## start
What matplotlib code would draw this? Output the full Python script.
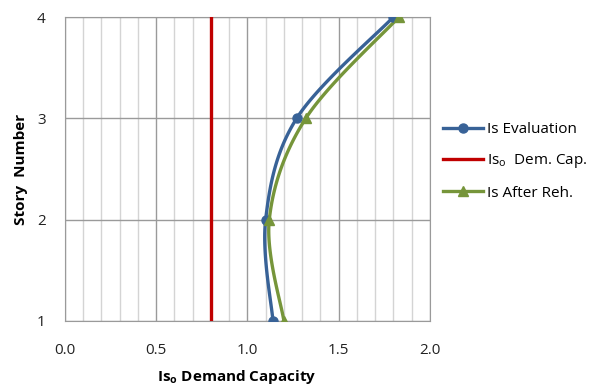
import numpy as np
import matplotlib.pyplot as plt
from matplotlib.ticker import MultipleLocator

# Werte
stories = [1, 2, 3, 4]
is_evaluation = [1.14, 1.10, 1.27, 1.80]
is_after_reh = [1.20, 1.12, 1.32, 1.83]
is0_demand = 0.8

x_ticks = [0.0, 0.5, 1.0, 1.5, 2.0]
y_ticks = [1, 2, 3, 4]


def smooth(x, y, sx=182.5, sy=101.3, n=40):
    # Catmull-Rom Glättung wie bei Excel ("smoothed line")
    p = np.column_stack([np.asarray(x) * sx, np.asarray(y) * sy])
    p = np.vstack([p[0], p, p[-1]])
    out = []
    for i in range(1, len(p) - 2):
        p0, p1, p2, p3 = p[i - 1], p[i], p[i + 1], p[i + 2]
        c1 = p1 + (p2 - p0) / 6
        c2 = p2 - (p3 - p1) / 6
        t = np.linspace(0, 1, n)[:, None]
        seg = ((1 - t) ** 3) * p1 + 3 * ((1 - t) ** 2) * t * c1 + 3 * (1 - t) * t ** 2 * c2 + t ** 3 * p2
        out.append(seg if i == 1 else seg[1:])
    out = np.vstack(out)
    return out[:, 0] / sx, out[:, 1] / sy


plt.rcParams['font.family'] = ['Open Sans', 'DejaVu Sans']

fig = plt.figure(figsize=(5.98, 3.89), dpi=100)
ax = fig.add_axes([0.1087, 0.175, 0.610, 0.781])

blue = '#386297'
red = '#C00000'
green = '#76953A'

xs, ys = smooth(is_evaluation, stories)
ax.plot(xs, ys, color=blue, lw=2.4, zorder=4)
ax.plot(is_evaluation, stories, 'o', color=blue, ms=6.5, zorder=5)
ax.plot([], [], color=blue, lw=2.4, marker='o', ms=6.5, label='Is Evaluation')

ax.axvline(is0_demand, color=red, lw=2.4, zorder=3, label='Is$_\\mathregular{o}$  Dem. Cap.')

xs, ys = smooth(is_after_reh, stories)
ax.plot(xs, ys, color=green, lw=2.4, zorder=4)
ax.plot(is_after_reh, stories, '^', color=green, ms=7, zorder=5)
ax.plot([], [], color=green, lw=2.4, marker='^', ms=7, label='Is After Reh.')

ax.set_xlim(0, 2.0)
ax.set_ylim(1, 4)
ax.set_xticks(x_ticks)
ax.set_xticklabels(['%.1f' % v for v in x_ticks])
ax.set_yticks(y_ticks)
ax.xaxis.set_minor_locator(MultipleLocator(0.1))
ax.grid(which='major', color='#9a9a9a', lw=1)
ax.grid(which='minor', axis='x', color='#d4d4d4', lw=1)
ax.set_axisbelow(True)
ax.tick_params(which='both', length=0, labelsize=11, colors='#222222')
ax.tick_params(axis='x', pad=16)
ax.tick_params(axis='y', pad=14)
for s in ax.spines.values():
    s.set_color('#9a9a9a')

ax.set_xlabel('Is$_\\mathregular{o}$ Demand Capacity', fontsize=11, fontweight='bold')
ax.xaxis.set_label_coords(0.472, -0.155)
ax.set_ylabel('Story  Number', fontsize=11, fontweight='bold')
ax.yaxis.set_label_coords(-0.101, 0.5)

# Legende rechts neben dem Diagramm
handles, labels = ax.get_legend_handles_labels()
fig.legend(handles, labels, loc='center left', bbox_to_anchor=(0.718, 0.585), frameon=False,
           fontsize=11, handlelength=2.6, labelspacing=1.0, handletextpad=0.3)

fig.savefig('out.png', dpi=100)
## end
▶ [What is needed]
Give again, exactly, the lines from the start of the data through the one holding "from matplotlib.ticker import MultipleLocator"; omit the pictures.

▶ [Correct response]
What matplotlib code would draw this? Output the full Python script.
import numpy as np
import matplotlib.pyplot as plt
from matplotlib.ticker import MultipleLocator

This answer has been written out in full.